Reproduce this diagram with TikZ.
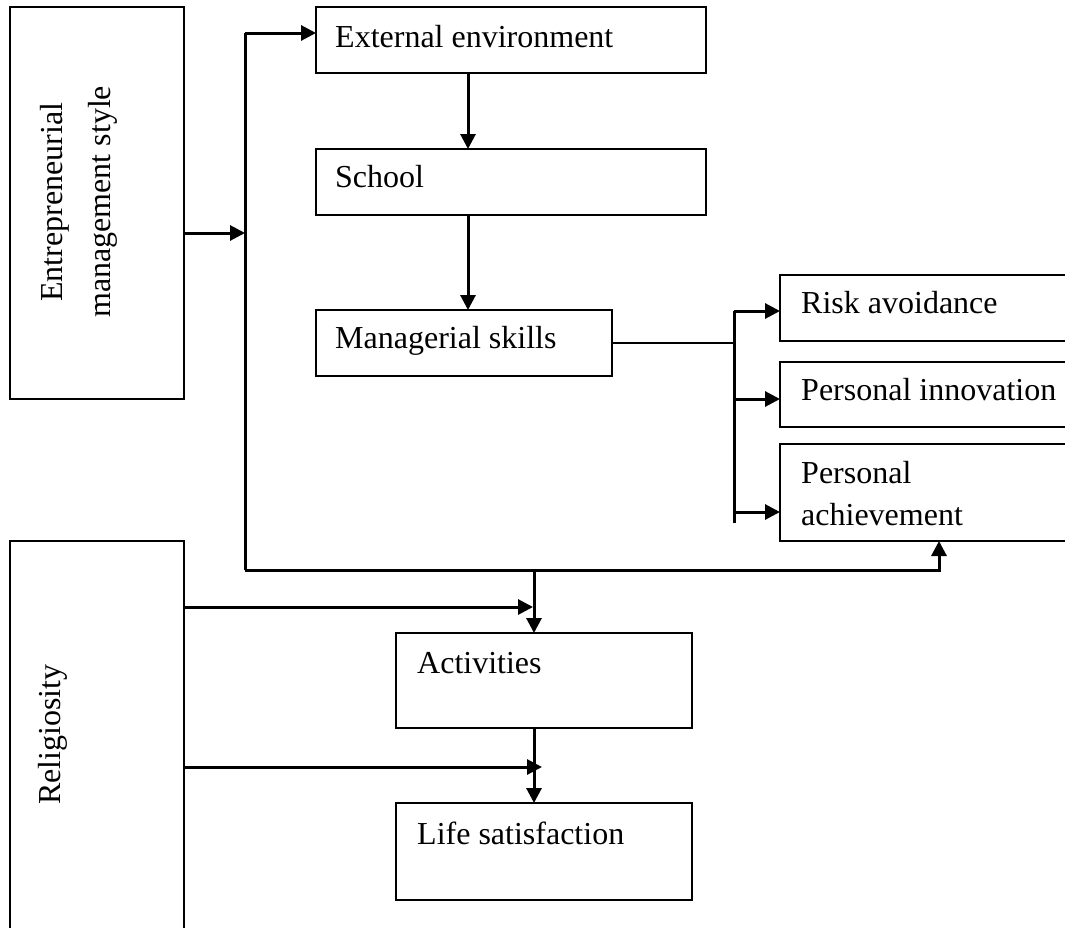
\documentclass[tikz,border=0pt]{standalone}
\usepackage{fontspec}
\setmainfont{Liberation Serif}
\usetikzlibrary{arrows.meta,calc}
\begin{document}
\begin{tikzpicture}[x=1pt,y=-1pt,
  box/.style={draw, line width=1.9pt, inner sep=0pt, outer sep=0pt, anchor=north west},
  lbl/.style={anchor=base west, inner sep=0pt, font=\fontsize{32}{42}\selectfont},
  conn/.style={line width=3pt},
  thinconn/.style={line width=2pt},
  arr/.style={conn, -{Triangle[length=15pt,width=15pt]}},
]
\useasboundingbox (0,0) rectangle (1065,927);

% boxes
\node[box, minimum width=174, minimum height=392] (ems) at (10,7) {};
\node[box, minimum width=390, minimum height=66] (ext) at (316,7) {};
\node[box, minimum width=390, minimum height=66] (sch) at (316,149) {};
\node[box, minimum width=296, minimum height=66] (mgr) at (316,310) {};
\node[box, minimum width=300, minimum height=66] (risk) at (780,275) {};
\node[box, minimum width=300, minimum height=65] (inno) at (780,362) {};
\node[box, minimum width=300, minimum height=97] (ach) at (780,444) {};
\node[box, minimum width=174, minimum height=400] (rel) at (10,541) {};
\node[box, minimum width=296, minimum height=95] (act) at (396,633) {};
\node[box, minimum width=296, minimum height=97] (life) at (396,803) {};

% texts
\node[lbl, rotate=90] at (62,302) {Entrepreneurial};
\node[lbl, rotate=90] at (110,318) {management style};
\node[lbl, rotate=90] at (60,805) {Religiosity};
\node[lbl] at (335,47) {External environment};
\node[lbl] at (335,187) {School};
\node[lbl] at (335,348) {Managerial skills};
\node[lbl] at (801,313) {Risk avoidance};
\node[lbl] at (801,400) {Personal innovation};
\node[lbl] at (801,483) {Personal};
\node[lbl] at (801,525) {achievement};
\node[lbl] at (417,673) {Activities};
\node[lbl] at (417,844) {Life satisfaction};

% helper coordinates
\coordinate (vtop) at (245,33);
\coordinate (vmid) at (245,233);
\coordinate (vbot) at (245,570);
\coordinate (mx) at (468,0);
\coordinate (bx) at (734,0);
\coordinate (btop) at (734,311);
\coordinate (b2) at (734,399);
\coordinate (b3) at (734,512);
\coordinate (bbot) at (734,523);
\coordinate (ax) at (939,0);
\coordinate (cx) at (534,0);
\coordinate (r1) at (533,607);
\coordinate (r2) at (542,767);

% connectors
\draw[conn] (vtop) -- (vbot);
\draw[arr] (vtop) -- (vtop -| ext.west);
\draw[arr] (vmid -| ems.east) -- (vmid);
\draw[arr] (mx |- ext.south) -- (mx |- sch.north);
\draw[arr] (mx |- sch.south) -- (mx |- mgr.north);
\draw[thinconn] (mgr.east) -- (mgr.east -| bx);
\draw[conn] (btop) -- (bbot);
\draw[arr] (btop) -- (btop -| risk.west);
\draw[arr] (b2) -- (b2 -| inno.west);
\draw[arr] (b3) -- (b3 -| ach.west);
\draw[arr] (vbot) -- (vbot -| ax) -- (ax |- ach.south);
\draw[arr] (cx |- vbot) -- (cx |- act.north);
\draw[arr] (r1 -| rel.east) -- (r1);
\draw[arr] (cx |- act.south) -- (cx |- life.north);
\draw[arr] (r2 -| rel.east) -- (r2);
\end{tikzpicture}
\end{document}
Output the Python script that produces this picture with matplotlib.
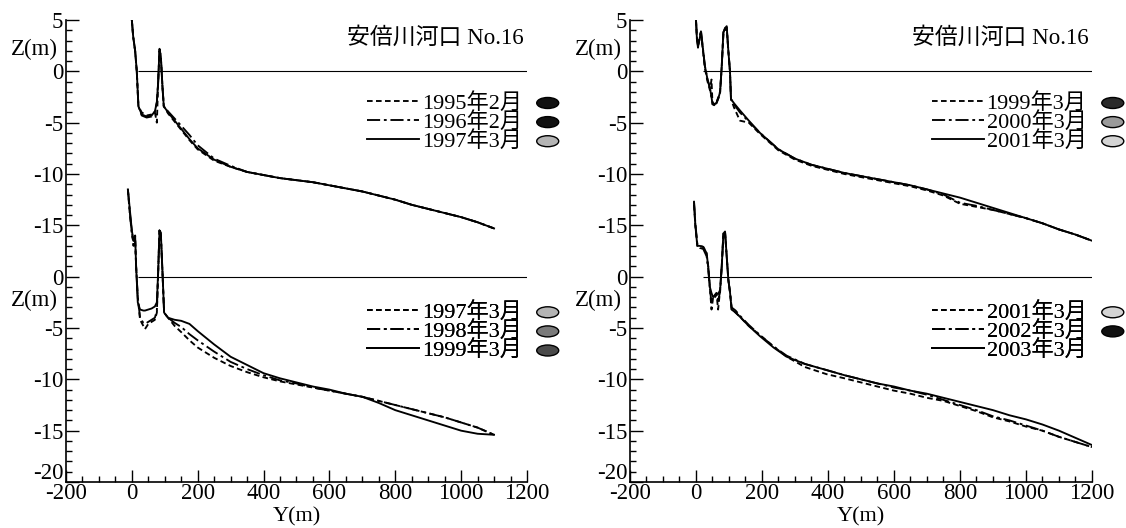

──────

Problem to solve
Omit the pictures. Transcribe every record exactly.

Solution to this task
Reproduce this diagram with TikZ.
\documentclass[tikz,border=0pt]{standalone}
\usepackage{fontspec}
\setmainfont{Liberation Serif}
\usetikzlibrary{arrows.meta,calc}
\begin{document}
\begin{tikzpicture}[x=1pt,y=-1pt,
  box/.style={draw, line width=1.9pt, inner sep=0pt, outer sep=0pt, anchor=north west},
  lbl/.style={anchor=base west, inner sep=0pt, font=\fontsize{32}{42}\selectfont},
  conn/.style={line width=3pt},
  thinconn/.style={line width=2pt},
  arr/.style={conn, -{Triangle[length=15pt,width=15pt]}},
]
\useasboundingbox (0,0) rectangle (1065,927);

% boxes
\node[box, minimum width=174, minimum height=392] (ems) at (10,7) {};
\node[box, minimum width=390, minimum height=66] (ext) at (316,7) {};
\node[box, minimum width=390, minimum height=66] (sch) at (316,149) {};
\node[box, minimum width=296, minimum height=66] (mgr) at (316,310) {};
\node[box, minimum width=300, minimum height=66] (risk) at (780,275) {};
\node[box, minimum width=300, minimum height=65] (inno) at (780,362) {};
\node[box, minimum width=300, minimum height=97] (ach) at (780,444) {};
\node[box, minimum width=174, minimum height=400] (rel) at (10,541) {};
\node[box, minimum width=296, minimum height=95] (act) at (396,633) {};
\node[box, minimum width=296, minimum height=97] (life) at (396,803) {};

% texts
\node[lbl, rotate=90] at (62,302) {Entrepreneurial};
\node[lbl, rotate=90] at (110,318) {management style};
\node[lbl, rotate=90] at (60,805) {Religiosity};
\node[lbl] at (335,47) {External environment};
\node[lbl] at (335,187) {School};
\node[lbl] at (335,348) {Managerial skills};
\node[lbl] at (801,313) {Risk avoidance};
\node[lbl] at (801,400) {Personal innovation};
\node[lbl] at (801,483) {Personal};
\node[lbl] at (801,525) {achievement};
\node[lbl] at (417,673) {Activities};
\node[lbl] at (417,844) {Life satisfaction};

% helper coordinates
\coordinate (vtop) at (245,33);
\coordinate (vmid) at (245,233);
\coordinate (vbot) at (245,570);
\coordinate (mx) at (468,0);
\coordinate (bx) at (734,0);
\coordinate (btop) at (734,311);
\coordinate (b2) at (734,399);
\coordinate (b3) at (734,512);
\coordinate (bbot) at (734,523);
\coordinate (ax) at (939,0);
\coordinate (cx) at (534,0);
\coordinate (r1) at (533,607);
\coordinate (r2) at (542,767);

% connectors
\draw[conn] (vtop) -- (vbot);
\draw[arr] (vtop) -- (vtop -| ext.west);
\draw[arr] (vmid -| ems.east) -- (vmid);
\draw[arr] (mx |- ext.south) -- (mx |- sch.north);
\draw[arr] (mx |- sch.south) -- (mx |- mgr.north);
\draw[thinconn] (mgr.east) -- (mgr.east -| bx);
\draw[conn] (btop) -- (bbot);
\draw[arr] (btop) -- (btop -| risk.west);
\draw[arr] (b2) -- (b2 -| inno.west);
\draw[arr] (b3) -- (b3 -| ach.west);
\draw[arr] (vbot) -- (vbot -| ax) -- (ax |- ach.south);
\draw[arr] (cx |- vbot) -- (cx |- act.north);
\draw[arr] (r1 -| rel.east) -- (r1);
\draw[arr] (cx |- act.south) -- (cx |- life.north);
\draw[arr] (r2 -| rel.east) -- (r2);
\end{tikzpicture}
\end{document}
Output the Python script that produces this picture with matplotlib.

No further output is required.